The team is composed by:
- Stefan Igescu (@nefagi-01)
- Giovanni Monea (@giommok)
- Vincenzo Pecorella (@vincenzopecorella)
To improve the accuracy of the carbon footprint returned by cumulator we used CPUInfo, GPUutils, geocoder. The use of these libraries can also be avoided and Cumulator will use the standard parameters to estimate the consumption. For visualization purposes and to handle the datasets we used matplotlib, sklearn, and pandas, but they are not required to run the models and the final training.
src
: contains all the .py files including all the helper functions used to prepare, elaborate and split the dataset. This folder also holds the implementations.py file with the ML methods used for regression.notebooks
: contains a jupyter notebook that was used to explore the data and a project1.ipynb notebook with the full pipeline with all the stages of feature engineering, model training and generating predictions.report
: holds the project1_report.pdf with all the details of the implementation and the achieved results.

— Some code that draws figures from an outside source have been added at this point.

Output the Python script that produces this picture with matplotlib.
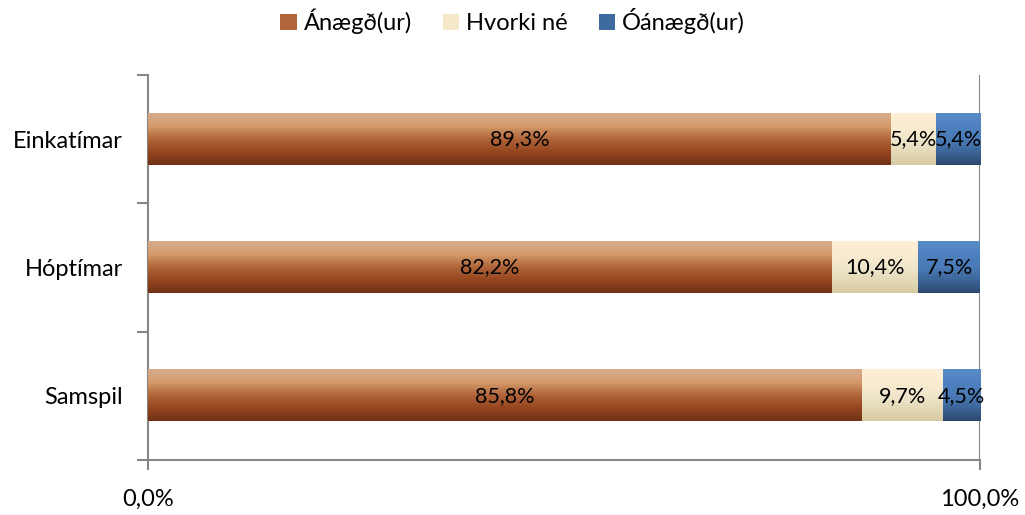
import numpy as np
import matplotlib
matplotlib.use('Agg')
import matplotlib.pyplot as plt
from matplotlib.colors import LinearSegmentedColormap
from matplotlib.patches import Patch

plt.rcParams['font.family'] = ['Lato', 'DejaVu Sans']

flokkar = ['Einkatímar', 'Hóptímar', 'Samspil']
anaegd = [89.3, 82.2, 85.8]
hvorki = [5.4, 10.4, 9.7]
oanaegd = [5.4, 7.5, 4.5]
radir = ['Ánægð(ur)', 'Hvorki né', 'Óánægð(ur)']

# litir: efst -> neðst i hverri slá
litir = [
    ['#d8ab8c', '#d49a6a', '#b0653a', '#96461f', '#6e3214'],
    ['#fdf0d6', '#faecd0', '#f0e6cc', '#e4dab8', '#d6caa4'],
    ['#5a8cc8', '#4f80bf', '#4a7bb8', '#3d6699', '#2c4a70'],
]
mid = ['#b0653a', '#f5e9c9', '#3f6aa0']

fig = plt.figure(figsize=(10.25, 5.15), dpi=100)
ax = fig.add_axes([148/1025, 55/515, 832/1025, 385/515])

y = np.arange(len(flokkar))
h = 0.4
fs = 17
gogn = [anaegd, hvorki, oanaegd]
vinstri = np.zeros(len(flokkar))
for k, rod in enumerate(gogn):
    cmap = LinearSegmentedColormap.from_list('g%d' % k, litir[k])
    grad = np.linspace(0, 1, 100).reshape(-1, 1)
    for i in range(len(flokkar)):
        x0 = vinstri[i]
        x1 = x0 + rod[i]
        ax.imshow(grad, cmap=cmap, aspect='auto', interpolation='bilinear',
                  extent=(x0, x1, y[i] + h/2, y[i] - h/2), zorder=3)
        ax.text((x0 + x1) / 2, y[i], f'{rod[i]:.1f}%'.replace('.', ','),
                ha='center', va='center', fontsize=15.5, color='black', zorder=5)
    vinstri += np.array(rod)

ax.set_xlim(0, 100)
ax.set_ylim(2.5, -0.5)
ax.axvline(100, color='#878787', lw=1.5, zorder=2)

for s in ['top', 'right']:
    ax.spines[s].set_visible(False)
for s in ['left', 'bottom']:
    ax.spines[s].set_color('#878787')
    ax.spines[s].set_linewidth(1.5)

ax.set_xticks([0, 100])
ax.set_xticklabels(['0,0%', '100,0%'], fontsize=fs)
ax.tick_params(axis='x', length=7, width=1.5, color='#878787', pad=14)

ax.set_yticks(y)
ax.set_yticklabels(flokkar, fontsize=fs)
ax.tick_params(axis='y', which='major', length=0, pad=18)
ax.set_yticks([-0.5, 0.5, 1.5, 2.5], minor=True)
ax.tick_params(axis='y', which='minor', length=8, width=1.5, color='#878787')

handles = [Patch(facecolor=mid[k], edgecolor='none') for k in range(3)]
fig.legend(handles, radir, loc='upper center', bbox_to_anchor=(0.5, 1.025),
           ncol=3, frameon=False, fontsize=fs, handlelength=0.7, handleheight=0.7,
           handletextpad=0.3, columnspacing=1.3)

fig.savefig('out.png', dpi=100)
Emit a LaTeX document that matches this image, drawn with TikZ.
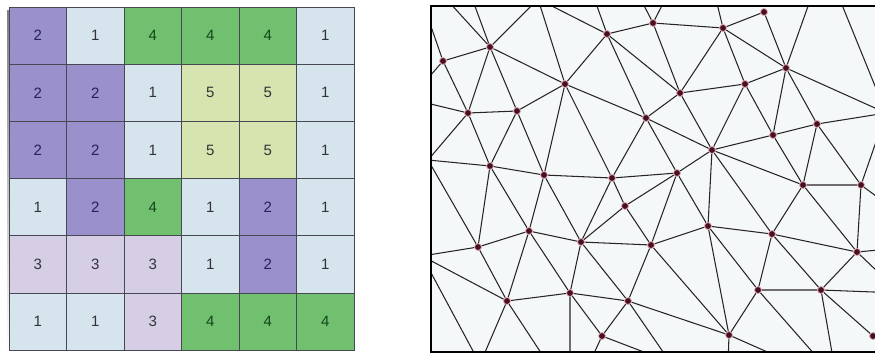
\documentclass[tikz,border=0pt]{standalone}
\usepackage{fontspec}
\setmainfont{Liberation Sans}
\usepackage{xcolor}
\definecolor{valone}{RGB}{214,228,238}
\definecolor{valtwo}{RGB}{153,144,204}
\definecolor{valthree}{RGB}{214,206,229}
\definecolor{valfour}{RGB}{112,192,112}
\definecolor{valfive}{RGB}{214,229,176}
\definecolor{gridline}{RGB}{70,72,82}
\definecolor{numtext}{RGB}{50,50,55}
\definecolor{twotext}{RGB}{35,35,85}
\definecolor{fourtext}{RGB}{20,70,25}
\definecolor{shade}{RGB}{150,150,150}
\definecolor{tinbg}{RGB}{244,248,248}
\definecolor{tinline}{RGB}{40,36,38}
\definecolor{dotred}{RGB}{72,16,30}
\definecolor{halo}{RGB}{226,170,185}

\begin{document}
\begin{tikzpicture}[x=1pt, y=-1pt, font=\fontsize{15}{17}\selectfont,
  cell/.style={draw=gridline, line width=0.8pt, minimum width=57.5pt, minimum height=57.2pt, inner sep=0pt, text=numtext},
  one/.style={cell, fill=valone},
  two/.style={cell, fill=valtwo, text=twotext},
  three/.style={cell, fill=valthree},
  four/.style={cell, fill=valfour, text=fourtext},
  five/.style={cell, fill=valfive},
  vtx/.style={circle, fill=dotred, draw=halo, line width=0.8pt, inner sep=0pt, minimum size=7pt},
  tri/.style={draw=tinline, line width=1.05pt},
  frame/.style={draw=black, line width=2pt}]
  \useasboundingbox (0,0) rectangle (875,354);

  % raster
  \fill[shade] (7,10) rectangle (352,354);
  \node[two]   (r1c1) at (37.75,35.6) {2};  \node[one]   (r1c2) at (95.25,35.6) {1};  \node[four]  (r1c3) at (152.75,35.6) {4};
  \node[four]  (r1c4) at (210.25,35.6) {4}; \node[four]  (r1c5) at (267.75,35.6) {4}; \node[one]   (r1c6) at (325.25,35.6) {1};
  \node[two]   (r2c1) at (37.75,92.8) {2};  \node[two]   (r2c2) at (95.25,92.8) {2};  \node[one]   (r2c3) at (152.75,92.8) {1};
  \node[five]  (r2c4) at (210.25,92.8) {5}; \node[five]  (r2c5) at (267.75,92.8) {5}; \node[one]   (r2c6) at (325.25,92.8) {1};
  \node[two]   (r3c1) at (37.75,150) {2};   \node[two]   (r3c2) at (95.25,150) {2};   \node[one]   (r3c3) at (152.75,150) {1};
  \node[five]  (r3c4) at (210.25,150) {5};  \node[five]  (r3c5) at (267.75,150) {5};  \node[one]   (r3c6) at (325.25,150) {1};
  \node[one]   (r4c1) at (37.75,207.2) {1}; \node[two]   (r4c2) at (95.25,207.2) {2}; \node[four]  (r4c3) at (152.75,207.2) {4};
  \node[one]   (r4c4) at (210.25,207.2) {1};\node[two]   (r4c5) at (267.75,207.2) {2};\node[one]   (r4c6) at (325.25,207.2) {1};
  \node[three] (r5c1) at (37.75,264.4) {3}; \node[three] (r5c2) at (95.25,264.4) {3}; \node[three] (r5c3) at (152.75,264.4) {3};
  \node[one]   (r5c4) at (210.25,264.4) {1};\node[two]   (r5c5) at (267.75,264.4) {2};\node[one]   (r5c6) at (325.25,264.4) {1};
  \node[one]   (r6c1) at (37.75,321.6) {1}; \node[one]   (r6c2) at (95.25,321.6) {1}; \node[three] (r6c3) at (152.75,321.6) {3};
  \node[four]  (r6c4) at (210.25,321.6) {4};\node[four]  (r6c5) at (267.75,321.6) {4};\node[four]  (r6c6) at (325.25,321.6) {4};

  % TIN
  \begin{scope}
  \fill[tinbg] (431,6) rectangle (880,352);
  \clip (431,6) rectangle (880,352);
  \node[vtx] (A) at (443,61) {};  \node[vtx] (B) at (490,47) {};  \node[vtx] (C) at (565,84) {};
  \node[vtx] (D) at (468,113) {}; \node[vtx] (E) at (517,111) {}; \node[vtx] (F) at (490,166) {};
  \node[vtx] (G) at (544,175) {}; \node[vtx] (H) at (607,34) {};  \node[vtx] (I) at (653,23) {};
  \node[vtx] (J) at (723,28) {};  \node[vtx] (K) at (680,93) {};  \node[vtx] (L) at (646,118) {};
  \node[vtx] (M) at (712,150) {}; \node[vtx] (N) at (677,173) {}; \node[vtx] (O) at (612,178) {};
  \node[vtx] (P) at (764,12) {};  \node[vtx] (Q) at (786,68) {};  \node[vtx] (R) at (745,84) {};
  \node[vtx] (S) at (817,124) {}; \node[vtx] (T) at (773,135) {}; \node[vtx] (U) at (529,231) {};
  \node[vtx] (V) at (478,247) {}; \node[vtx] (W) at (507,301) {}; \node[vtx] (X) at (570,293) {};
  \node[vtx] (Y) at (625,206) {}; \node[vtx] (Z) at (581,242) {}; \node[vtx] (a) at (651,245) {};
  \node[vtx] (b) at (708,226) {}; \node[vtx] (c) at (628,301) {}; \node[vtx] (d) at (602,336) {};
  \node[vtx] (e) at (803,185) {}; \node[vtx] (f) at (861,185) {}; \node[vtx] (g) at (772,234) {};
  \node[vtx] (h) at (857,252) {}; \node[vtx] (i) at (758,290) {}; \node[vtx] (j) at (821,290) {};
  \node[vtx] (k) at (729,335) {}; \node[vtx] (l) at (873,336) {};
  % points outside the frame
  \coordinate (xa1) at (419,-8);  \coordinate (xb1) at (438,-10); \coordinate (xb2) at (469,-10);
  \coordinate (xt1) at (538,-1);  \coordinate (xh1) at (593,-5);  \coordinate (xi1) at (636,-10);
  \coordinate (xi2) at (670,-10); \coordinate (xj1) at (715,-5);  \coordinate (xq1) at (812,-5);
  \coordinate (xt2) at (838,-5);  \coordinate (xr1) at (886,113); \coordinate (xr3) at (895,210);
  \coordinate (xr4) at (900,248); \coordinate (xr5) at (900,293); \coordinate (xr6) at (900,365);
  \coordinate (xb3) at (823,364); \coordinate (xb4) at (834,364); \coordinate (xb5) at (728,364);
  \coordinate (xb6) at (790,362); \coordinate (xb7) at (670,362); \coordinate (xb8) at (590,362);
  \coordinate (xb9) at (570,364); \coordinate (xb10) at (547,362); \coordinate (xb11) at (480,364);
  \coordinate (xl1) at (428,160); \coordinate (xl2) at (422,256); \coordinate (xl3) at (410,99);

  \draw[tri] (A) -- (B)  (A) -- (D)  (A) -- (xa1)  (A) -- (xl3);
  \draw[tri] (B) -- (C)  (B) -- (D)  (B) -- (E)  (B) -- (xb1)  (B) -- (xb2)  (B) -- (xt1);
  \draw[tri] (C) -- (E)  (C) -- (G)  (C) -- (H)  (C) -- (L)  (C) -- (O)  (C) -- (xt1);
  \draw[tri] (D) -- (E)  (D) -- (F)  (D) -- (xl1)  (D) -- (xl3);
  \draw[tri] (E) -- (F)  (E) -- (G);
  \draw[tri] (F) -- (G)  (F) -- (U)  (F) -- (V)  (F) -- (xl1);
  \draw[tri] (G) -- (O)  (G) -- (U)  (G) -- (Z);
  \draw[tri] (H) -- (I)  (H) -- (K)  (H) -- (L)  (H) -- (xt1)  (H) -- (xh1);
  \draw[tri] (I) -- (J)  (I) -- (K)  (I) -- (xi1)  (I) -- (xi2);
  \draw[tri] (J) -- (K)  (J) -- (P)  (J) -- (Q)  (J) -- (R)  (J) -- (xj1);
  \draw[tri] (K) -- (L)  (K) -- (M)  (K) -- (R);
  \draw[tri] (L) -- (M)  (L) -- (N)  (L) -- (O);
  \draw[tri] (M) -- (N)  (M) -- (R)  (M) -- (T)  (M) -- (b)  (M) -- (e)  (M) -- (g);
  \draw[tri] (N) -- (O)  (N) -- (Y)  (N) -- (a)  (N) -- (b);
  \draw[tri] (O) -- (Y)  (O) -- (Z);
  \draw[tri] (P) -- (Q);
  \draw[tri] (Q) -- (R)  (Q) -- (S)  (Q) -- (T)  (Q) -- (xq1)  (Q) -- (xr1);
  \draw[tri] (R) -- (T);
  \draw[tri] (S) -- (T)  (S) -- (e)  (S) -- (f)  (S) -- (xr1);
  \draw[tri] (T) -- (e);
  \draw[tri] (U) -- (V)  (U) -- (W)  (U) -- (X)  (U) -- (Z);
  \draw[tri] (V) -- (W)  (V) -- (xl1)  (V) -- (xl2);
  \draw[tri] (W) -- (X)  (W) -- (xl2)  (W) -- (xb10)  (W) -- (xb11);
  \draw[tri] (X) -- (Z)  (X) -- (c)  (X) -- (d)  (X) -- (xb9);
  \draw[tri] (Y) -- (Z)  (Y) -- (a);
  \draw[tri] (Z) -- (a)  (Z) -- (c);
  \draw[tri] (a) -- (b)  (a) -- (c)  (a) -- (k);
  \draw[tri] (b) -- (g)  (b) -- (i)  (b) -- (k);
  \draw[tri] (c) -- (k)  (c) -- (d)  (c) -- (xb7);
  \draw[tri] (d) -- (xb7)  (d) -- (xb8);
  \draw[tri] (e) -- (f)  (e) -- (g)  (e) -- (h);
  \draw[tri] (f) -- (h)  (f) -- (xr1)  (f) -- (xr3);
  \draw[tri] (g) -- (h)  (g) -- (i)  (g) -- (j);
  \draw[tri] (h) -- (j)  (h) -- (xr4)  (h) -- (xr5);
  \draw[tri] (i) -- (j)  (i) -- (k)  (i) -- (xb3);
  \draw[tri] (j) -- (l)  (j) -- (xr5)  (j) -- (xb4);
  \draw[tri] (k) -- (xb5)  (k) -- (xb6);
  \draw[tri] (l) -- (xr5)  (l) -- (xr6);
  \draw[tri] (xt2) -- (xr1)  (xl2) -- (xb11);
  \end{scope}
  \draw[frame] (880,6) -- (431,6) -- (431,352) -- (880,352);
\end{tikzpicture}
\end{document}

The project has been structured in the following way:
├── README.md: this file.
├── .gitignore
├── .cirrus.yml
├── base_repository
│ ├──hardware
│ | ├──cpu.csv: dataset with information about CPUs (including the TDP metric important for computing consumption)
│ | ├──gpu.csv: dataset with information about GPUs (including the TDP metric important for computing consumption)
│ | └──webscraper.py.csv: webscraper program used for obtaining the cpu.csv and gpu.csv from https://www.techpowerup.com/cpu-specs/ and https://www.techpowerup.com/gpu-specs/
│ ├──metrics
│ | └──CO2_metrics.json: different metrics to express the carbon-footprint obtained from https://www.epa.gov/energy/greenhouse-gas-equivalencies-calculator
│ ├──countries
| │ ├──contr_2_dig.json: helper to map 2-digit country code to 3-digit country code, used by country_dataset_helpers.py
| │ ├──country_dataset_adjusted.csv: final country dataset exported by country_dataset_helpers.py and used by Cumulator
| │ ├──test_cumulator.py: file for testing the feature predicting F1-score and consumption of different algorithm given a dataset
| │ └──country_dataset_helpers.py: automatic script to transform the raw country dataset into the version used by Cumulator
│ ├──base.py: file containing definition of the Cumulator class implementing the tool
│ └──bonus.py: Cumulator original file, left unchanged
├── prediction_feature
| ├── models: directory containing the saved trained models (4 models for F1, 4 models for consumption, thus 2 models per algorithm) and the respective RMSE (1 RMSE file for F1, 1 RMSE file for consumption)
| ├── notebooks: directory with analysis and training on simple datasets done in different notebooks
| ├── plots: directory containing the plots with the RMSE scores of the trained models (4 plots for F1, 4 plots for consumption)
| ├── implementations.py: file containing the functions for training the model
| ├── ml_dataset.csv: meta-dataset
| ├── mljar.py: file containing functions for AutoML and for generating the meta-dataset
| ├── nn_utils.py: helper file for neural networks
| ├── openml_datasets_retrieval.ipynb: notebook containing the procedure to populate the meta-dataset
| ├── prediction_helper.py: helper file containing the function for computing the predictions
| ├── regression.ipynb: notebook containing the procedure for training the models on the meta-dataset for predicting F1-score and consumption on a given dataset.
| └── visualization_helpers.py: helper file containing the function for visualizing the predictions
└── tests
└── test_base.py: unit tests for Cirrus
To automatically keep track of the consumption a generic function the method run() in base_repository/base.py can be used. An example of its use is reported below:
Example
--------
>>> # imports
>>> from sklearn.linear_model import LinearRegression
>>> from sklearn import datasets
>>> # initialization
>>> cumulator = Cumulator()
>>> model = LinearRegression()
>>> diabetes_X, diabetes_y = datasets.load_diabetes(return_X_y=True)
>>> # without output and with keywords arguments
>>> cumulator.run(model.fit, X=diabetes_X, y=diabetes_y)
>>> # with output and without keywords arguments
>>> y = cumulator.run(model.predict, diabetes_X)
>>> # show results
>>> cumulator.display_carbon_footprint()
:param function: function to measure.
:param args: positional arguments of `function`.
:param kwargs: keywords arguments of `function`.
:return: output of `function`.
Future updates of the dataset of country consumption can be found on the official page. It needs to be slightly modified to be used by Cumulator. An automatic script to transform the dataset is given in base_repository/country_dataset_helpers.py To update the hardware dataset instead, a script in base_repository/hardware/webscraper.py can be used. For the other functionalities of cumulator please refer to the original repo of Cumulator.
To run the pipeline from the datasets fetching phase to the MLJar training phase a pre-made script can be found in prediction_feature/openml_datasets_retrieval.ipynb
The models to predict the F1 score and the consumption of a dataset in input with a specific ML algorithm can be found in prediction\models folder.